Regia di Yesim Ustaoglu vedi scheda film
Questa “via di mezzo” (Araf - Somewhere in Between) di Yesim Ustaoglu (Orizzonti Venezia 69) non convince, si avverte un calcolo stilistico troppo scoperto, un’elaborazione formale che non approda a leggerezza e necessario distacco dell’autore dall’oggetto della propria arte, aleggia un sospetto di raffinatezza estetizzante dove una cifra di stampo neorealista avrebbe richiesto altro.
Ne consegue una sensazione di pienezza eccessiva lì dove, al contrario, avrebbe giovato lavorare sullo svuotamento e sulla sottrazione.
L’impressione globale, alla fine della visione, è di un’opera ricca di potenzialità tradite dalle sue stesse intenzioni.
L’attenzione al tema della discriminazione sulla donna, alla disfatta di entrambe le parti nel conflitto sessuale, lo sconfinamento sul gap tra modernizzazione e tradizione e sul conflitto generazionale conseguente, e infine lo scivolamento sul terreno del “futuro negato”, con un matrimonio celebrato dentro un carcere (la madre di tutti gli ossimori) decretano il tracollo dello spettatore dopo più di due ore di visione.
Visione che comprende anche un aborto spontaneo in diretta, con abbondanza di versamento sanguigno e feto che la protagonista si affretta a pulire, ovviamente dopo l’autotaglio del cordone ombelicale, con ciò dimostrando notevoli doti di controllo fisico e psichico.
Da rilevare che, incredibilmente, la madre non si fa problemi nel constatare la lunga assenza della figlia, portata in ospedale e chiusasi in bagno in preda a forti dolori addominali. E’ fuori e aspetta.
Ciò detto, e dopo aver descritto la pecca maggiore del film, va anche sottolineata, perchè è giusto, una messa in scena molto diligente, ma è appunto l’estrema diligenza il suo limite, sembra studiata a tavolino per esigere empatia. Che non scatta, e ci si chiede perchè, trattandosi di una regista che ha dato buone prove di sè in almeno due occasioni precedenti (Il vaso di Pandora 1999 e Viaggio verso il sole 2008).
Sarà l’insistenza nelle riprese dal vero, esterni su cui si proietta una geometria delle passioni inversamente proporzionale, con colate di metallo fuso quando invece il gelo si è steso sull’anima, autostrade spazzate da folate di neve mentre ribolle il fuoco del desiderio, sfondi marini grigio piombo per un incontro che dovrebbe essere rosa, i due finalmente si guardano negli occhi! Non parlano, no, un’unica battuta in tutto il film la dirà lei: “Portami via con te”, ma naturalmente lui non lo farà.

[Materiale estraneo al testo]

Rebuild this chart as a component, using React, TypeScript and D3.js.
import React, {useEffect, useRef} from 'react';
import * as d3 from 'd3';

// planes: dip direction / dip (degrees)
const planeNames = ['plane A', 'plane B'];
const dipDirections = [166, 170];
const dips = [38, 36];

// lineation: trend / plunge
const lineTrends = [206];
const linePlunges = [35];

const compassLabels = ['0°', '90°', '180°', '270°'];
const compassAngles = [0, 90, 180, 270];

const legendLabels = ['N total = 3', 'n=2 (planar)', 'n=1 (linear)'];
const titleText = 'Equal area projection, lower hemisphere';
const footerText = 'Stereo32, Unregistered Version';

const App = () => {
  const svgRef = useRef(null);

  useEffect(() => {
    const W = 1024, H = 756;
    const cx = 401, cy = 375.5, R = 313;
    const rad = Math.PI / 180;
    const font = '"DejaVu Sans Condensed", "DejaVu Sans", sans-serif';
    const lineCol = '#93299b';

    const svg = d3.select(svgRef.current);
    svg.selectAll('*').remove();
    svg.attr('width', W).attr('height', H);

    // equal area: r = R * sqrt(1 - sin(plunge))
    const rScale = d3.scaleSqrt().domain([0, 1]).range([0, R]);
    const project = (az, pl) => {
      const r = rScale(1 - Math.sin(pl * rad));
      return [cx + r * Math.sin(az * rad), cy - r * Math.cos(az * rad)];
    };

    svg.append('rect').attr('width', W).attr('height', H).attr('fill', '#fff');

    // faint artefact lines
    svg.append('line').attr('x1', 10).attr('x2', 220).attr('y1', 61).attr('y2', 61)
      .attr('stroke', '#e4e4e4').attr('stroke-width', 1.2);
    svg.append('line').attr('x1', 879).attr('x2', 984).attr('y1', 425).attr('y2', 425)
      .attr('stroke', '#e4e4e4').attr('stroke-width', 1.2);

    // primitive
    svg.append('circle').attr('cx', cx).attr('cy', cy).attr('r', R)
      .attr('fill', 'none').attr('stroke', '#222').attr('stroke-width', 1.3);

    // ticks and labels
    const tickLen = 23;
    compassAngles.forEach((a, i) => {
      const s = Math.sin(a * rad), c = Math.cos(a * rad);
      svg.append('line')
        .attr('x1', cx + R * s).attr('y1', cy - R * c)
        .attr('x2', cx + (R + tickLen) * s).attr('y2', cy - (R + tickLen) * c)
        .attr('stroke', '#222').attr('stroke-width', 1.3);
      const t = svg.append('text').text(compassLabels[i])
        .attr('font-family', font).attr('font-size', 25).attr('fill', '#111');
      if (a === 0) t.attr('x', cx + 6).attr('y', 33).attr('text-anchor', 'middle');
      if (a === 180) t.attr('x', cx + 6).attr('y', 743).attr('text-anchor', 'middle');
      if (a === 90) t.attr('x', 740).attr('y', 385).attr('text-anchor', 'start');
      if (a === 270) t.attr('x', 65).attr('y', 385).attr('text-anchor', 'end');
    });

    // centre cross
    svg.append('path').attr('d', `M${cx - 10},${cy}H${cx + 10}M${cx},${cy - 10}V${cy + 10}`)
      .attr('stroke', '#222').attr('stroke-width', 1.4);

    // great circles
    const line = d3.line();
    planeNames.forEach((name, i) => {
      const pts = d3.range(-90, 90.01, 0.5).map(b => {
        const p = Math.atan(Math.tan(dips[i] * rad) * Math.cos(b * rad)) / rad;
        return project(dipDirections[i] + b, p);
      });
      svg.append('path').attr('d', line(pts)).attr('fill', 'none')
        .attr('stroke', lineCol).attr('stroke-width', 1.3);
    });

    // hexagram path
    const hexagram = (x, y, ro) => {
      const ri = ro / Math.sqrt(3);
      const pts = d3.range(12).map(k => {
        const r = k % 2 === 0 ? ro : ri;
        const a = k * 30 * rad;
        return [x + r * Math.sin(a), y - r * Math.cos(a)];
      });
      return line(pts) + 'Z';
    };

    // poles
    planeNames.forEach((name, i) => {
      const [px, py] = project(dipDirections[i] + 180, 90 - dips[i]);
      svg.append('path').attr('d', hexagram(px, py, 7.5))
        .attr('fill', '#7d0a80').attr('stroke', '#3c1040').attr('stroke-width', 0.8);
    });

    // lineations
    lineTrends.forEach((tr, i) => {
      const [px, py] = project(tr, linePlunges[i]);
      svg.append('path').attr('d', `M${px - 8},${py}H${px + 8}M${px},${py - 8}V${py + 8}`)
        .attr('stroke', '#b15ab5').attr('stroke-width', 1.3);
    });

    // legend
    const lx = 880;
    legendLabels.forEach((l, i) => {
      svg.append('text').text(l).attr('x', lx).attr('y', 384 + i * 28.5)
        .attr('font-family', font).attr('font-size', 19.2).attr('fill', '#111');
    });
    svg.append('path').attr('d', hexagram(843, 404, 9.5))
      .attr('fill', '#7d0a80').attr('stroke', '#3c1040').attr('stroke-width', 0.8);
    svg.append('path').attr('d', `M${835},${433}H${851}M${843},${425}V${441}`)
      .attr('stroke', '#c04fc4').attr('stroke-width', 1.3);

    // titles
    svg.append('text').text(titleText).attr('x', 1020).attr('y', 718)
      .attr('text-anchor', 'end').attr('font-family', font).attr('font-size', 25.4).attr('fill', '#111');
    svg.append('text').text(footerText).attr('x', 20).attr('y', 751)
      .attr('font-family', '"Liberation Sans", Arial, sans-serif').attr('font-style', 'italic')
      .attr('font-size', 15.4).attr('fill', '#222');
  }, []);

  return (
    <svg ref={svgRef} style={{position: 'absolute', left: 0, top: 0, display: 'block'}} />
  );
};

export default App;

Forse è questa insistita didascalia dei sentimenti a creare fastidio, questo dare dissonanze a precisi stati d’animo con l’aria di sottolinearlo per farti aderire immediatamente al suo universo emozionale, certo si oscilla tra attesa e delusione per quello che il film promette e che poi non mantiene.
La storia di Zehra e Olgun è un topos conclamato, un’antica favola che si rinnova di stagione in stagione, adottando look diversi e identica amarezza.
Lavoro umile in fast food da male ai piedi la sera, sogni davanti alla TV (ogni paese ha i suoi grandi fratelli e mariedefilippi in corso), dura realtà che si affaccia sotto mentite spoglie (la solita strega di Biancaneve).
E, in effetti, Zehra sembra un po’ Biancaneve, tanto è bella, innocente e sprovveduta.
Invece del principe, però, arriva l’Orco, un camionista bello e impossibile, con gli occhi neri e il suo sapor mediorientale, che la corteggia “avvolgendola di sguardi” , le fa intorno una danza erotica che il povero Olgun, collega da disco music e cavallo basso dei pantaloni innamorato di lei, se la sogna, e l’equazione stavolta è fatta, ci scappa il pupo.
Il resto è storia nota, neanche uno spoiler la renderebbe più nota.
Restiamo dunque in attesa di un futuro possibile, in passato Ustaoglu ha dimostrato grinta, stile, urgenza di dire cose e di saperlo fare.
Dovrebbe tornare a farlo, dimenticando di strizzare l’occhio alle platee internazionali.